Copy exactly the block of lines between the one containing "What React, TypeScript" and the one containing "const binCounts = [149, 418, 392, 198, 27];", inclusive.

═════ Data to use ═════

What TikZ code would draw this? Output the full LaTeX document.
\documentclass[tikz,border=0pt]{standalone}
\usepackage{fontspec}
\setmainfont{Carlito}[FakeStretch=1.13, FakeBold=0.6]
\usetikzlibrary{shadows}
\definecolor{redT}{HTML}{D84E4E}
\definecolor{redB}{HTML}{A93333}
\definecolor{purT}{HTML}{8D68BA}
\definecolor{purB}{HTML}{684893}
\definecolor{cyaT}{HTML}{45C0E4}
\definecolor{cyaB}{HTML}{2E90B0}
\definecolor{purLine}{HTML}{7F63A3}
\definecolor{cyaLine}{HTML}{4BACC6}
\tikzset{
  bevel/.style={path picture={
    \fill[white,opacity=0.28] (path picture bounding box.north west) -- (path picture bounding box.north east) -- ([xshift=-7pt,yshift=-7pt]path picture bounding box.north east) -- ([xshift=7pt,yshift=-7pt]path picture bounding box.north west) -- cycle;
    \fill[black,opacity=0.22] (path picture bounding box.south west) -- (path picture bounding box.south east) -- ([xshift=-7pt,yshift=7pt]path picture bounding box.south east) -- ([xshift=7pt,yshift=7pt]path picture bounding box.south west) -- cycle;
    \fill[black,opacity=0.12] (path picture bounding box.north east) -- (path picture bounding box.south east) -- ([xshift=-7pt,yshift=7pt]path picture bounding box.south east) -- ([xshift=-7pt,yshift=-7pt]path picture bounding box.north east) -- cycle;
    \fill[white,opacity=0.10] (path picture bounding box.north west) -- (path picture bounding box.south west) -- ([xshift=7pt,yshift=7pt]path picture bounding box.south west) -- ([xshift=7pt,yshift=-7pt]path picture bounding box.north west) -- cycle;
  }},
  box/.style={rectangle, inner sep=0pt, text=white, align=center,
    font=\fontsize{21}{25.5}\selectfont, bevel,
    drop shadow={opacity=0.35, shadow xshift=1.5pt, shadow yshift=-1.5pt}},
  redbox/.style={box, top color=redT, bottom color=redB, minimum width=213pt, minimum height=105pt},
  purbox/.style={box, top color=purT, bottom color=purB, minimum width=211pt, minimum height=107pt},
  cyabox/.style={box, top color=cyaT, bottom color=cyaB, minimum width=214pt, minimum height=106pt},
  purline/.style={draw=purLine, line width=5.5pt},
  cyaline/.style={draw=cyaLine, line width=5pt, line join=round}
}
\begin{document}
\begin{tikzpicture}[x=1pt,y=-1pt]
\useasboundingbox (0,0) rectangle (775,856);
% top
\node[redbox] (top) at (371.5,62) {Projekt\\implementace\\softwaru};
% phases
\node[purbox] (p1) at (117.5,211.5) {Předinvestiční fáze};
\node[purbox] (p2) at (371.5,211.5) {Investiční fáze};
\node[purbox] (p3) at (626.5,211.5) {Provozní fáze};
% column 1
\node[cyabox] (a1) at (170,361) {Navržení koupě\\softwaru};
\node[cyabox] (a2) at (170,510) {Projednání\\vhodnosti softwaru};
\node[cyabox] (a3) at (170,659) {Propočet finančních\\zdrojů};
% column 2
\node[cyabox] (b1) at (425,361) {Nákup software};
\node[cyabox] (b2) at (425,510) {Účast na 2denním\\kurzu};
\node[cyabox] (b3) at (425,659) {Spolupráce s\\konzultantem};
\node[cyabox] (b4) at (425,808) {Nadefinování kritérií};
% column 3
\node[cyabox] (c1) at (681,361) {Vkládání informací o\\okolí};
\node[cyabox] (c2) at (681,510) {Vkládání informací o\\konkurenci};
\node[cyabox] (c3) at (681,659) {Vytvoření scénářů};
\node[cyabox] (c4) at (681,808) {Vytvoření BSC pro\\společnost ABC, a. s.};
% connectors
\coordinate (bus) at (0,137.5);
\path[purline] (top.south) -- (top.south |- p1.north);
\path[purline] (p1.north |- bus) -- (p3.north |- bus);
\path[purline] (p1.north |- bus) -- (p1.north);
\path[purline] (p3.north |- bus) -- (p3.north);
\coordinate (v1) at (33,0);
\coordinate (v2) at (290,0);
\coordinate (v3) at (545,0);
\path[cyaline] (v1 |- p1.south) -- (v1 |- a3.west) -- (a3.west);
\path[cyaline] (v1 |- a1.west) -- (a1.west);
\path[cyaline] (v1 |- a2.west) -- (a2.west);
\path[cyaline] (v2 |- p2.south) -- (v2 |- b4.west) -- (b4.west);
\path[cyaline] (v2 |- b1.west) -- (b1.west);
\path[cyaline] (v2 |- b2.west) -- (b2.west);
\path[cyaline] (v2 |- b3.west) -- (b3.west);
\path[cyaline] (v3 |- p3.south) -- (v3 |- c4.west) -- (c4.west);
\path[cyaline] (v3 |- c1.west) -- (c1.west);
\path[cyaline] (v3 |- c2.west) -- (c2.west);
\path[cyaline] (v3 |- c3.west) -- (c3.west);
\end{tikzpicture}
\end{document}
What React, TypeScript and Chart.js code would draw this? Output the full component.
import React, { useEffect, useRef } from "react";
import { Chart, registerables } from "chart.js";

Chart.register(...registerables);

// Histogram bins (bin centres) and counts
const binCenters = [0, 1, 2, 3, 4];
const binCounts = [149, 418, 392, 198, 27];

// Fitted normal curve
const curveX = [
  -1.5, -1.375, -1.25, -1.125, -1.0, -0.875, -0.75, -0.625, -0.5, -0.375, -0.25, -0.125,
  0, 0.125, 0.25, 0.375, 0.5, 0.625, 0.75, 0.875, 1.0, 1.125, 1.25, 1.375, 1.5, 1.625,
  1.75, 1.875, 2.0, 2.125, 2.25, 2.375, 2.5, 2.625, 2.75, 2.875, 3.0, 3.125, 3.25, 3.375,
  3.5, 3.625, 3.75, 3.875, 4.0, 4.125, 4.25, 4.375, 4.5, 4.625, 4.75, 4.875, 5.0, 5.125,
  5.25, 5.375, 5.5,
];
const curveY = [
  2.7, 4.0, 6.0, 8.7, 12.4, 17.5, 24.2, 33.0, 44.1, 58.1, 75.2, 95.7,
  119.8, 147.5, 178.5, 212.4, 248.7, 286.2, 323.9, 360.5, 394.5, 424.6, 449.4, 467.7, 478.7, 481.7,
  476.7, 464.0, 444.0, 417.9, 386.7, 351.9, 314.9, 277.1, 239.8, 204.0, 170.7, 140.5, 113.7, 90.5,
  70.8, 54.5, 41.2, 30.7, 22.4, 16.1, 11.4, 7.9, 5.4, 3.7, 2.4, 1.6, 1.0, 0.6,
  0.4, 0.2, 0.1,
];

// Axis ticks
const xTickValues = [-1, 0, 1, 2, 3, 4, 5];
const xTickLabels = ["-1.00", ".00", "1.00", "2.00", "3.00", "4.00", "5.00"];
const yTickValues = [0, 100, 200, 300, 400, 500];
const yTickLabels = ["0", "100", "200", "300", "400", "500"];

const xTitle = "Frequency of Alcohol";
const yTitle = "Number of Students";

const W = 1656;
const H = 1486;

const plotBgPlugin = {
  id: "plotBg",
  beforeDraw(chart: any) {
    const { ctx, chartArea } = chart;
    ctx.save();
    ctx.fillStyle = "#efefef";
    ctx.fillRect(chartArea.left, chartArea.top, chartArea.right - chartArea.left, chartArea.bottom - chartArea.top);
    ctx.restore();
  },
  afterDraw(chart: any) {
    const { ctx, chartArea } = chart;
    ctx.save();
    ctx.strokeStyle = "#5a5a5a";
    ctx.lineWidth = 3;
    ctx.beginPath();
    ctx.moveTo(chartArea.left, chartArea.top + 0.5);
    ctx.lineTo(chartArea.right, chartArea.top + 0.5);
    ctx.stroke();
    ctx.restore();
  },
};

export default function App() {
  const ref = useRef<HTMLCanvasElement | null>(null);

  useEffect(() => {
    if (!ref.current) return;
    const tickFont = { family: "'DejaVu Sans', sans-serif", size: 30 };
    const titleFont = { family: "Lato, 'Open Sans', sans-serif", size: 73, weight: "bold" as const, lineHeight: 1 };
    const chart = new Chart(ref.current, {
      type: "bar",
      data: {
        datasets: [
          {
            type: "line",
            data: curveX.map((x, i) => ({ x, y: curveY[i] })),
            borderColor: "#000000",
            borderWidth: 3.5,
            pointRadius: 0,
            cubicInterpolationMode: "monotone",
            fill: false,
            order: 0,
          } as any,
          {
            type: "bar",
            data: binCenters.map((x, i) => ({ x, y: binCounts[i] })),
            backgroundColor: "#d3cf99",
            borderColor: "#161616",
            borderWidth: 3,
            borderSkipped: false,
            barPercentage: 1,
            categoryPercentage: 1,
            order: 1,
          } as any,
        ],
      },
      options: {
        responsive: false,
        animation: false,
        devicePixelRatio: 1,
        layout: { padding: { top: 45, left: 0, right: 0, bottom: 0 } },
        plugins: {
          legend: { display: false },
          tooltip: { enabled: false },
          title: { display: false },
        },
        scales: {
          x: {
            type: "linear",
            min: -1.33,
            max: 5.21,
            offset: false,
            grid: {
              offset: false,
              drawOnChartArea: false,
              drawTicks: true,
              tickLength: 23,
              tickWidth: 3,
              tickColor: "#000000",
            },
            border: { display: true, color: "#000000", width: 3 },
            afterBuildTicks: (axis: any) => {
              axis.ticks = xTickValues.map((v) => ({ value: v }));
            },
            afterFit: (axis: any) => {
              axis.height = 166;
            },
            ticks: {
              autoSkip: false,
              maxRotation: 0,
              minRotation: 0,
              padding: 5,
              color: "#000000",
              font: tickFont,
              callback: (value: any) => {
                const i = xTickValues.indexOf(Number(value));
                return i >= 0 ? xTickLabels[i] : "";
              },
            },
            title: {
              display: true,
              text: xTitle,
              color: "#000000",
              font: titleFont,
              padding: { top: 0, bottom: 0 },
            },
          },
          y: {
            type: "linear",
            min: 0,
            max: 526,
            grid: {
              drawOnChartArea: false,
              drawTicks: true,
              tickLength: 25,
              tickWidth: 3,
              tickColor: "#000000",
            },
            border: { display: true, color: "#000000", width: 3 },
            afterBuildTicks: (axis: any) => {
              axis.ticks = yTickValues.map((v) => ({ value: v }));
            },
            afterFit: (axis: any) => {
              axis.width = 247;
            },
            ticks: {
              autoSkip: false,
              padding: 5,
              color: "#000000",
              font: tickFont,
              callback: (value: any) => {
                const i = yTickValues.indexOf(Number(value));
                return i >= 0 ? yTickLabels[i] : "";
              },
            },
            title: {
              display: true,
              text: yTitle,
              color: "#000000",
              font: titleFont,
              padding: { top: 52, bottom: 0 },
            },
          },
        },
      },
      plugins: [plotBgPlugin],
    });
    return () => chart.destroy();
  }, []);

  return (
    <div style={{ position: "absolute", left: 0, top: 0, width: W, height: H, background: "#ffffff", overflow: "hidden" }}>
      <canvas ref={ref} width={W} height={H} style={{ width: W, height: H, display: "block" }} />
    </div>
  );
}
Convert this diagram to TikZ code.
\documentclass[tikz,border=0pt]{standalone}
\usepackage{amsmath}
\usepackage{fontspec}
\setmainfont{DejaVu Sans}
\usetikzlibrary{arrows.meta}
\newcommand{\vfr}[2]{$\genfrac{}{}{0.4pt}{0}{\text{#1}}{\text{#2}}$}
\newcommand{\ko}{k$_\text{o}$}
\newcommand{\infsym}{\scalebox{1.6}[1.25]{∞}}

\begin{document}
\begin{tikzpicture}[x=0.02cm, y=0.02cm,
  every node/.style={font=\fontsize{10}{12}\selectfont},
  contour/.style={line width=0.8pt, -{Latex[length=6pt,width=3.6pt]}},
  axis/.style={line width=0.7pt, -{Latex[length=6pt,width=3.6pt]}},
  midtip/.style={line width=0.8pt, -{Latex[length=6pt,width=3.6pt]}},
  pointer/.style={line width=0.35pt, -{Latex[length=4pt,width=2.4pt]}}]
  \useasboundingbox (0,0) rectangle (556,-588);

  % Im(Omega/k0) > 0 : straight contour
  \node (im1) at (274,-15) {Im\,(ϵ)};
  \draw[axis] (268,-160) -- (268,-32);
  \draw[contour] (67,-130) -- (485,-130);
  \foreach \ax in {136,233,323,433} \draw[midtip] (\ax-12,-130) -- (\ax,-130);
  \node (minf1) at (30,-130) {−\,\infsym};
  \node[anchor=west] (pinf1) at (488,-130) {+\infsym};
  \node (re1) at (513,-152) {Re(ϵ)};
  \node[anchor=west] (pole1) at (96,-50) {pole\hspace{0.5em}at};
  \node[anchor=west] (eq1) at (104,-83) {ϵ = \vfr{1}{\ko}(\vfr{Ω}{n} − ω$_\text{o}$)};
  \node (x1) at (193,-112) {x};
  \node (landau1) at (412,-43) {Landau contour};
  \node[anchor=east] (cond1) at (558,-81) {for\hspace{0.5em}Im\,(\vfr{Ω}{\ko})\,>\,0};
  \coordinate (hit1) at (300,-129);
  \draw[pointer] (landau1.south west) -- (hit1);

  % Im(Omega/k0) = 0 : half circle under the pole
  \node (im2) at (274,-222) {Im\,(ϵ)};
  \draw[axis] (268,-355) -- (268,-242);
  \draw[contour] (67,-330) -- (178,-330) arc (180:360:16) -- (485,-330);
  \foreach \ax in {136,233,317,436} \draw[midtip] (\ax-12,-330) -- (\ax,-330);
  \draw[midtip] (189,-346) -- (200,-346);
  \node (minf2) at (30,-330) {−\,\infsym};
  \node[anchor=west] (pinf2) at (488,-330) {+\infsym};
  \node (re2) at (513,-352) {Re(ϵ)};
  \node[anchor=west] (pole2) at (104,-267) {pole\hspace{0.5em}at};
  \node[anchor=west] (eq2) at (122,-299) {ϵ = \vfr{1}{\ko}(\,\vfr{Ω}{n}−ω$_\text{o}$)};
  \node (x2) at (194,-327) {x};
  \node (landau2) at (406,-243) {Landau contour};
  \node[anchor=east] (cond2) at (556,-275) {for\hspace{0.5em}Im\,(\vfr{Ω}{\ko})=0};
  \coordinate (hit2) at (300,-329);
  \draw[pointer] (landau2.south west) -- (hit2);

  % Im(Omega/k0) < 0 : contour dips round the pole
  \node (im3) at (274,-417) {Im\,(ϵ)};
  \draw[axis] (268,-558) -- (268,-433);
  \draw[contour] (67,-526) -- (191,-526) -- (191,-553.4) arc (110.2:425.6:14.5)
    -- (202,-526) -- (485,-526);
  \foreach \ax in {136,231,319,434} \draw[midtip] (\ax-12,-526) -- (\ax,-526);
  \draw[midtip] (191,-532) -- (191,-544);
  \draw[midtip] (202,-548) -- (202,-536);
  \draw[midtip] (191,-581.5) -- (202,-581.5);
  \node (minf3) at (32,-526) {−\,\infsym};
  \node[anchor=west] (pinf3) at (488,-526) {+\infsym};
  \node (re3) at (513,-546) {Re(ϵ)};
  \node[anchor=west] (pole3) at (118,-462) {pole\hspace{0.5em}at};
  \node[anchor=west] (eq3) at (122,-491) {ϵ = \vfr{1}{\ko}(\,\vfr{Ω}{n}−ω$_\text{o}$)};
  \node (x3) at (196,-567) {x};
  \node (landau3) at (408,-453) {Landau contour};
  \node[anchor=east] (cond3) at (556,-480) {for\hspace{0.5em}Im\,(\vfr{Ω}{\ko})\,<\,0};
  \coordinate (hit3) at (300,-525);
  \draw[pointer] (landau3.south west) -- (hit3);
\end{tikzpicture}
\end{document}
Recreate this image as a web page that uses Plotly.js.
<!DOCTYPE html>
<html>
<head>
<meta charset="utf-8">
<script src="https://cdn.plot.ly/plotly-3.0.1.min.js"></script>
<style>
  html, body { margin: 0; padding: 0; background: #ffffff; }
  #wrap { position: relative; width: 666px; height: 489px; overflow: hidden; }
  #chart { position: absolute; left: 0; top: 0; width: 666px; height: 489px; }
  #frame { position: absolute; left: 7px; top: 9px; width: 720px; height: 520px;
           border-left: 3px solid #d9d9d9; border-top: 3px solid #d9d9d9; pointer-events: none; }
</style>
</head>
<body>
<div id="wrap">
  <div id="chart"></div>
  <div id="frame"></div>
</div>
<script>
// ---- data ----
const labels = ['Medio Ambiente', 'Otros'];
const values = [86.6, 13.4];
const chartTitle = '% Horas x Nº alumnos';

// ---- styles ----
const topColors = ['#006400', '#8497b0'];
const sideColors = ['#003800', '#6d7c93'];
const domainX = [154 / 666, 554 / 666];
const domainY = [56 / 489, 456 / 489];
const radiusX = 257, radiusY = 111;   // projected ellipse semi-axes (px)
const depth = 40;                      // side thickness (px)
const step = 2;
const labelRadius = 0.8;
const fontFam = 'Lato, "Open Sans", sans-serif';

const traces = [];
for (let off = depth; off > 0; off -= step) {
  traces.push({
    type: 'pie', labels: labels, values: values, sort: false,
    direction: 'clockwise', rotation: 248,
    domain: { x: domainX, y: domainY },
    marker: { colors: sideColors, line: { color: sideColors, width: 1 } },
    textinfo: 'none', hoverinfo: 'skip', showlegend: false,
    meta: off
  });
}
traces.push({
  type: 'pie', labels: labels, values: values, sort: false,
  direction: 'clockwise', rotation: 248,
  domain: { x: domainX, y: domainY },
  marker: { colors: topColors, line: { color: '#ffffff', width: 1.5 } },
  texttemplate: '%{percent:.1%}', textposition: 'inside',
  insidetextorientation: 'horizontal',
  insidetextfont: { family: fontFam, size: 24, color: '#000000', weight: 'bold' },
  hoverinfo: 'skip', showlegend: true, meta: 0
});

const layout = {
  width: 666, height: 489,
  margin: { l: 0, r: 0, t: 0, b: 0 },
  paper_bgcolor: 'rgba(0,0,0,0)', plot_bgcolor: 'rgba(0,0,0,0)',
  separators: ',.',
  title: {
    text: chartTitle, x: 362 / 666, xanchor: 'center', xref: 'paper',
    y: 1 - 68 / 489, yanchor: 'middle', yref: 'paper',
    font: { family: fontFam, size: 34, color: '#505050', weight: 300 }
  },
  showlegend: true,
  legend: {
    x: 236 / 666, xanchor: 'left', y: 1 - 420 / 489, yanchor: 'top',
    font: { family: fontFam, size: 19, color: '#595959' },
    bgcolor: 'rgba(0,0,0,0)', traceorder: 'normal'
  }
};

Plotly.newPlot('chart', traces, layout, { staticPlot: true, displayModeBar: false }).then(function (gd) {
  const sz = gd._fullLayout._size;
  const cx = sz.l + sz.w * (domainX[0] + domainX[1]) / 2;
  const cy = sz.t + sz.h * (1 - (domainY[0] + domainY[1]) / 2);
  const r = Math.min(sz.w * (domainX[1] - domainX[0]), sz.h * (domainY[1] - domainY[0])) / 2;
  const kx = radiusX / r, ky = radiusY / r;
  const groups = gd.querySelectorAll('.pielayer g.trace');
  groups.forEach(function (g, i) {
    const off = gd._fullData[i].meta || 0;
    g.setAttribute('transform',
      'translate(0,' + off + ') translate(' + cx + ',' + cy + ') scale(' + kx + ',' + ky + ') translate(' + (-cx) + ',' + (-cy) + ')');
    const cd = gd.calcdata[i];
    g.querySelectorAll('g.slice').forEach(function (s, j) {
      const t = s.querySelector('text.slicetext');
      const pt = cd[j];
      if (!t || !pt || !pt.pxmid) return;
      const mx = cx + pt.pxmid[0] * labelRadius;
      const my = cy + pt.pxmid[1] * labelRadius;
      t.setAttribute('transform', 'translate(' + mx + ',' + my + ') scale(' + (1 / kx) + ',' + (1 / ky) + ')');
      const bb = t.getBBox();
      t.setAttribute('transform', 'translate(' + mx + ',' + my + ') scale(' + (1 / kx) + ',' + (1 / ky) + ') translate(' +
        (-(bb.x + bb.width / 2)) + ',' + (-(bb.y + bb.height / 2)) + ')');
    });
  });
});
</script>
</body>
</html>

═════

**Full solution**
What React, TypeScript and Chart.js code would draw this? Output the full component.
import React, { useEffect, useRef } from "react";
import { Chart, registerables } from "chart.js";

Chart.register(...registerables);

// Histogram bins (bin centres) and counts
const binCenters = [0, 1, 2, 3, 4];
const binCounts = [149, 418, 392, 198, 27];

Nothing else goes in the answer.